Evident in this story is the fact that CSR pressures can sometimes lead to a situation in which a few corporations take the fall for the bad practices of many others. Studies looking at moral licensing theory have found that superiors within a team are sometimes able to act immorally because of the moral credit they’ve accumulated in the past, and this translates to a corporate level: sometimes corporate social irresponsibility gets a pass because of prior positive achievements through CSR. In other words, the moral deeds of a few companies allow others to resume business as usual.
Nonetheless, these NGO campaigns are one of the few pressure points available in a political landscape dominated by those in the pockets of big business. While my interviewee assures me that corporate regulation is picking up and pressing for increased accountability on pollution, human rights, and tax avoidance, such scrutiny falls to a regulatory system that is under-financed and under-resourced. After all, ‘the city still follows the money,’ she says.
Perhaps the most acute, individualised form of modern CSR-style reputational management is the tendency of corporate billionaires to donate large sums of their personal wealth to charitable causes. In 2010, Bill Gates and Warren Buffet launched The Giving Pledge, which publicised the mega-wealthy who had agreed to give the majority of their wealth to charity, and immediately ran into a problem: their assets were simply growing too fast. According to ‘Gilded Giving’, a 2020 report by the Institute for Policy Studies, the wealth of the 62 living US pledgers who were billionaires in 2010 had increased from $367 billion to $734 billion by July 2020. Philanthropy of this kind, like the kind of environmental self-sacrifice in which Jeff Bezos likes to partake, is evidently not designed to actually affect fundamental change to the system that sees massive wealth concentrated into the hands of a few.

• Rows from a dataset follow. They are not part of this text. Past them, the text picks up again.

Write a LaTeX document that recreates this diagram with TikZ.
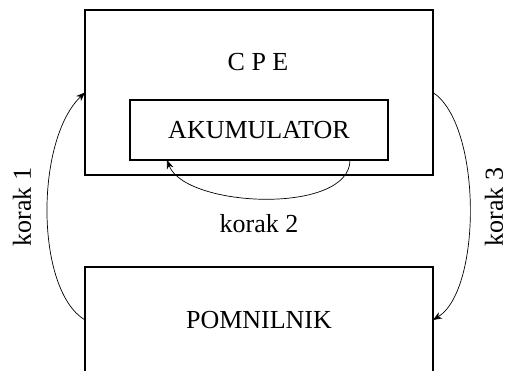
\documentclass[tikz,border=0pt]{standalone}
\usepackage{fontspec}
\setmainfont{Liberation Serif}
\usetikzlibrary{arrows.meta}
\begin{document}
\begin{tikzpicture}[x=1pt,y=-1pt,
  box/.style={draw,line width=1.4pt,inner sep=0pt,outer sep=0pt},
  txt/.style={font=\fontsize{26}{30}\selectfont,inner sep=0pt},
  arr/.style={line width=0.7pt,-{Stealth[length=9pt,width=7pt]}}]
\useasboundingbox (0,0) rectangle (507,371);
\node[box,minimum width=348pt,minimum height=165pt] (cpe) at (259,92.5) {};
\node[txt] (cpelab) at (258,62) {C P E};
\node[box,minimum width=258pt,minimum height=60pt,txt] (akum) at (259,130) {AKUMULATOR};
\begin{scope}
\clip (0,0) rectangle (507,371);
\node[box,minimum width=348pt,minimum height=106pt,txt] (mem) at (259,320) {POMNILNIK};
\end{scope}
\node[txt] (k2) at (259,224) {korak 2};
\node[txt,rotate=90] (k1) at (22,207) {korak 1};
\node[txt,rotate=90] (k3) at (494,207) {korak 3};
\draw[arr] (mem.west) .. controls (35,290) and (35,140) .. (cpe.west);
\draw[arr] (cpe.east) .. controls (482,125) and (482,290) .. (mem.east);
\draw[arr] ([xshift=91pt]akum.south) .. controls +(0,55) and +(18,48) .. ([xshift=-92pt]akum.south);
\end{tikzpicture}
\end{document}
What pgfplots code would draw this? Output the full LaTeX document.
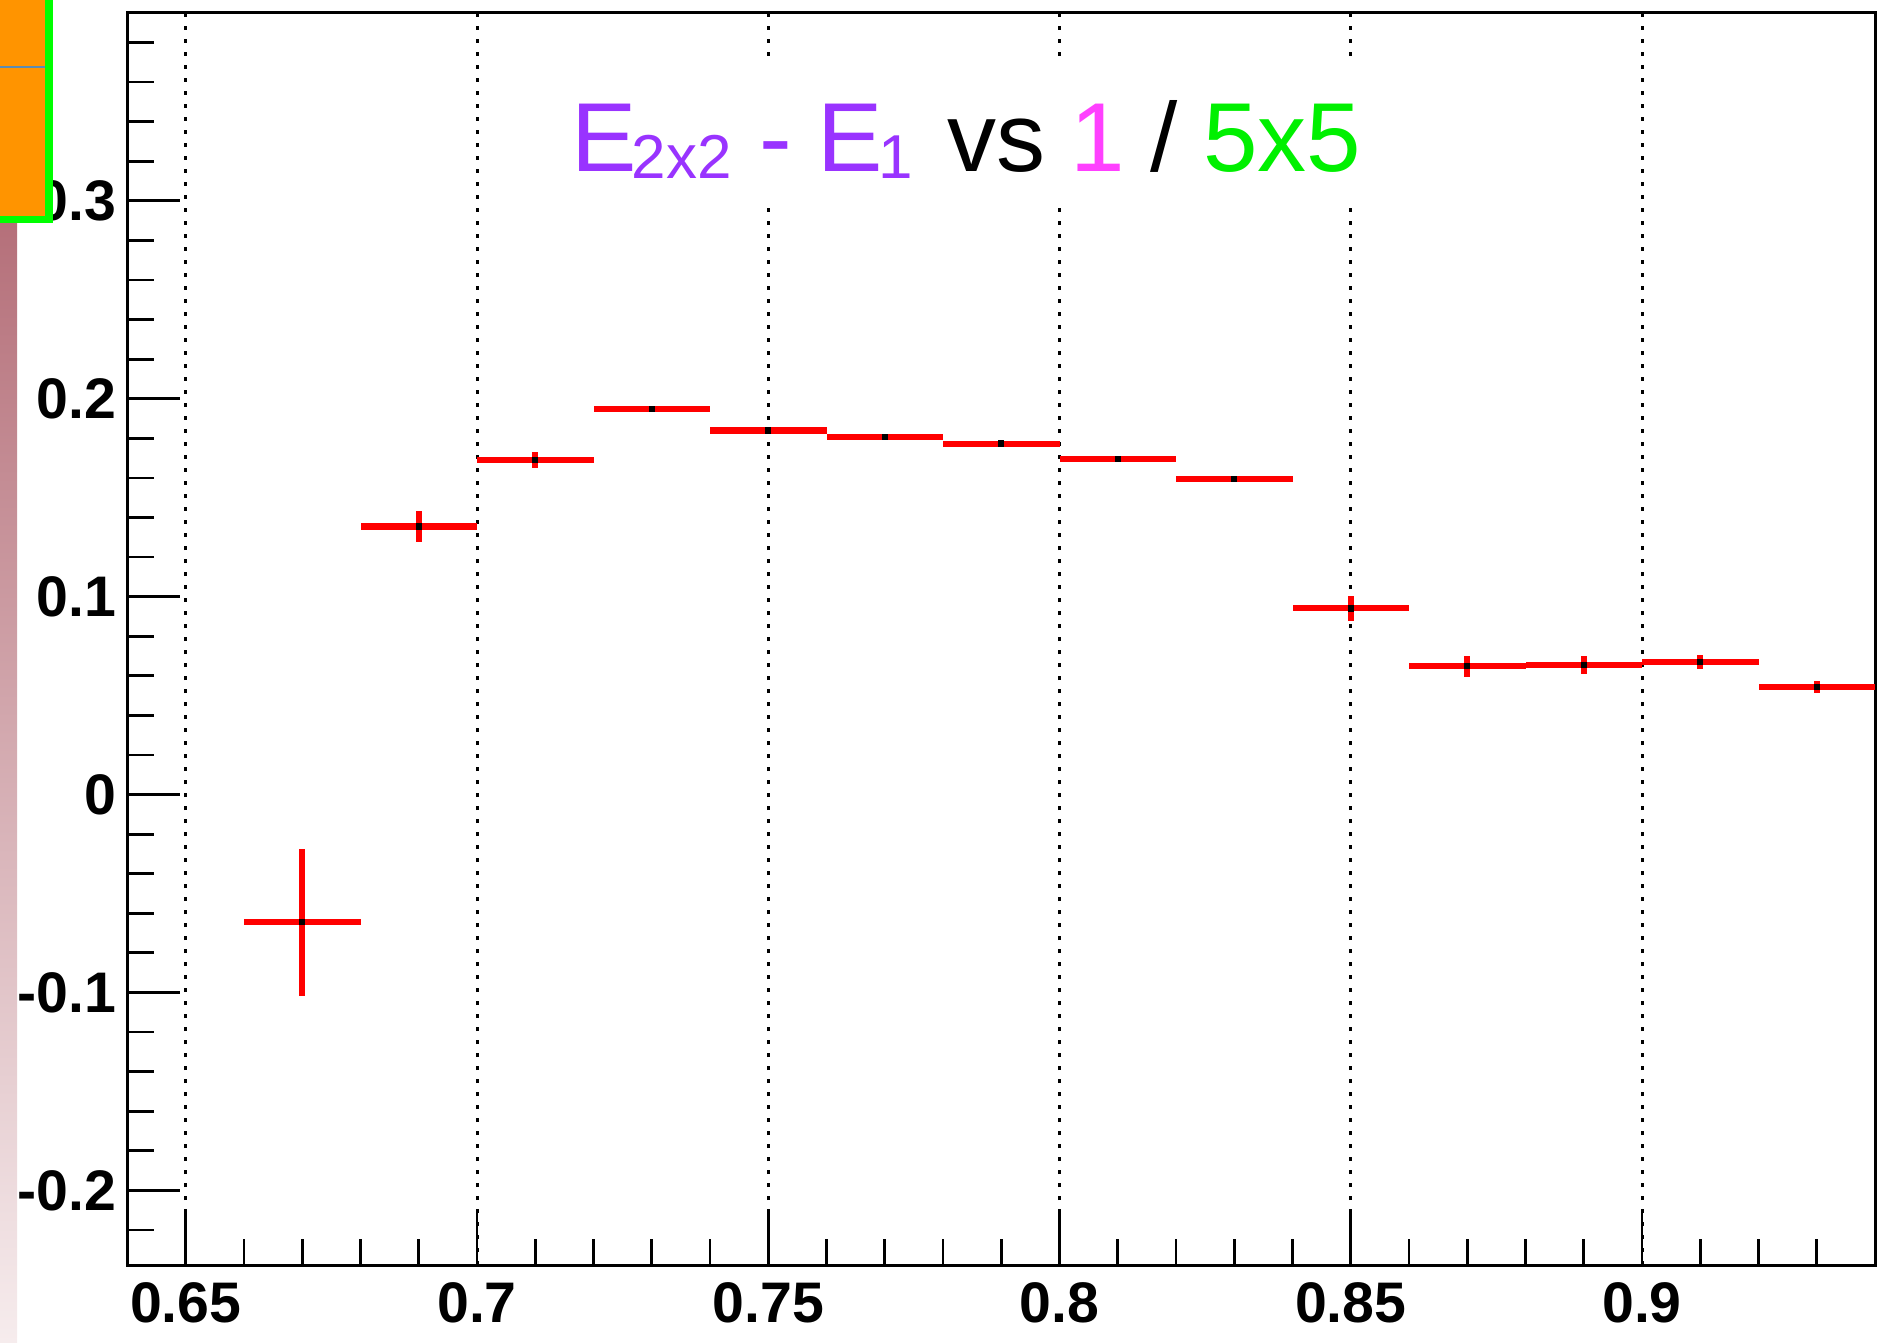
\documentclass[border=0pt]{standalone}
\usepackage{fontspec}
\setmainfont{Liberation Sans}
\usepackage{pgfplots}
\pgfplotsset{compat=1.18}
\usepackage{pgfplotstable}
\definecolor{tpurple}{RGB}{153,51,255}
\definecolor{tmag}{RGB}{255,64,255}
\definecolor{tgreen}{RGB}{0,240,0}
\definecolor{borange}{RGB}{255,148,0}
\definecolor{bgreen}{RGB}{0,255,0}
\definecolor{bline}{RGB}{90,140,180}
\definecolor{gtop}{RGB}{181,112,122}
\definecolor{gbot}{RGB}{246,236,237}

\pgfplotstableread{
x y ex ey
0.67 -0.0645 0.01 0.0372
0.69 0.1354 0.01 0.0080
0.71 0.1689 0.01 0.0040
0.73 0.1948 0.01 0.0008
0.75 0.1840 0.01 0.0008
0.77 0.1806 0.01 0.0008
0.79 0.1773 0.01 0.0008
0.81 0.1694 0.01 0.0010
0.83 0.1594 0.01 0.0010
0.85 0.0941 0.01 0.0062
0.87 0.0649 0.01 0.0053
0.89 0.0654 0.01 0.0044
0.91 0.0670 0.01 0.0036
0.93 0.0545 0.01 0.0031
}\datatable

\begin{document}
\begin{tikzpicture}
\useasboundingbox (0,0) rectangle (471.25pt,335.5pt);
\begin{axis}[
  at={(31.875pt,19.25pt)}, anchor=south west,
  scale only axis, width=436.875pt, height=313.25pt,
  xmin=0.64, xmax=0.94, ymin=-0.2377, ymax=0.3954,
  xtick={0.65,0.7,0.75,0.8,0.85,0.9},
  ytick={-0.2,-0.1,0,0.1,0.2,0.3},
  minor xtick={0.66,0.67,0.68,0.69,0.71,0.72,0.73,0.74,0.76,0.77,0.78,0.79,0.81,0.82,0.83,0.84,0.86,0.87,0.88,0.89,0.91,0.92,0.93},
  minor ytick={-0.22,-0.18,-0.16,-0.14,-0.12,-0.08,-0.06,-0.04,-0.02,0.02,0.04,0.06,0.08,0.12,0.14,0.16,0.18,0.22,0.24,0.26,0.28,0.32,0.34,0.36,0.38},
  tick align=inside, tick pos=left,
  major tick length=13pt, minor tick length=6.5pt,
  every tick/.append style={black, line width=0.7pt},
  axis line style={line width=0.75pt},
  xmajorgrids,
  major grid style={black, line width=0.75pt, dash pattern=on 1pt off 2.25pt},
  /pgf/number format/assume math mode=true,
  ticklabel style={font=\fontsize{14.3}{16}\selectfont\bfseries, inner sep=0pt},
  xticklabel style={yshift=-4.2pt},
  yticklabel style={xshift=-2.6pt},
]
\addplot[only marks, mark=square*, mark size=0.6pt, mark options={black}, draw=none,
  error bars/.cd, x dir=both, x explicit, y dir=both, y explicit,
  error bar style={red, line width=1.55pt, line cap=butt}, error mark=none]
  table[x=x, y=y, x error=ex, y error=ey]{\datatable};
\end{axis}
\begin{scope}[x=0.25pt, y=-0.25pt, shift={(0,335.5pt)}, every node/.style={anchor=base west, inner sep=0pt, font=\fontsize{24.5}{28}\selectfont}]
  \fill[white] (548,62) rectangle (1390,208);
  \node[tpurple] at (570.3,171.7) {E};
  \node[tpurple, font=\fontsize{15.5}{18}\selectfont] at (631,179) {2x2};
  \node[tpurple] at (758.6,171.7) {-};
  \node[tpurple] at (817,171.7) {E};
  \node[tpurple, font=\fontsize{15.5}{18}\selectfont] at (878,179) {1};
  \node[black] at (947,171.7) {vs};
  \node[tmag] at (1069.3,171.7) {1};
  \node[black] at (1150,171.7) {/};
  \node[tgreen] at (1202.5,171.7) {5x5};
  \shade[top color=gtop, bottom color=gbot] (0,223) rectangle (17,1342);
  \fill[bgreen] (0,-5) rectangle (53,223);
  \fill[borange] (0,-5) rectangle (45,216);
  \draw[bline, line width=0.5pt] (0,66.7) -- (45,66.7);
\end{scope}
\end{tikzpicture}
\end{document}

At the other end of this spectrum are those individuals first entering the corporate job market with an intent to change the world. Decades of neoliberalism have turned this goal into an individual rather than collective pursuit, meaning it comes as no surprise when well-meaning start-ups like ‘ethical Indeed’ For Purpose Jobs (FPJ) appear in an attempt to cater to it. Lizzie Hasling, co-founder of FPJ, tells me that in the standard job market, the only options available to these jobseekers are often ‘bullshit CSR positions for E.ON or Shell.’
The current lack of standard metric for measuring impact and ethicality, Hasling says, means there’s a grey area corporations can slide into which is part of the reason greenwashing, for example, is so easy. The use and abuse of CSR, however, suggests that any such metric would be open to manipulation.
As the most recent Pandora papers exposé reminds us, these kinds of measures rely on a corporate conscience that has been shown time and again not to exist. History proves that an option for a slightly more responsible capitalism is not enough to undo decades of devastation, the consequences of which we currently face. In the fight for a more just and equitable world, it goes without saying that the sacrifice of wealth by those who already have too much of it should be our last concern. Corporate acronyms won’t save us – system overhaul is the only ‘responsible’ course of action.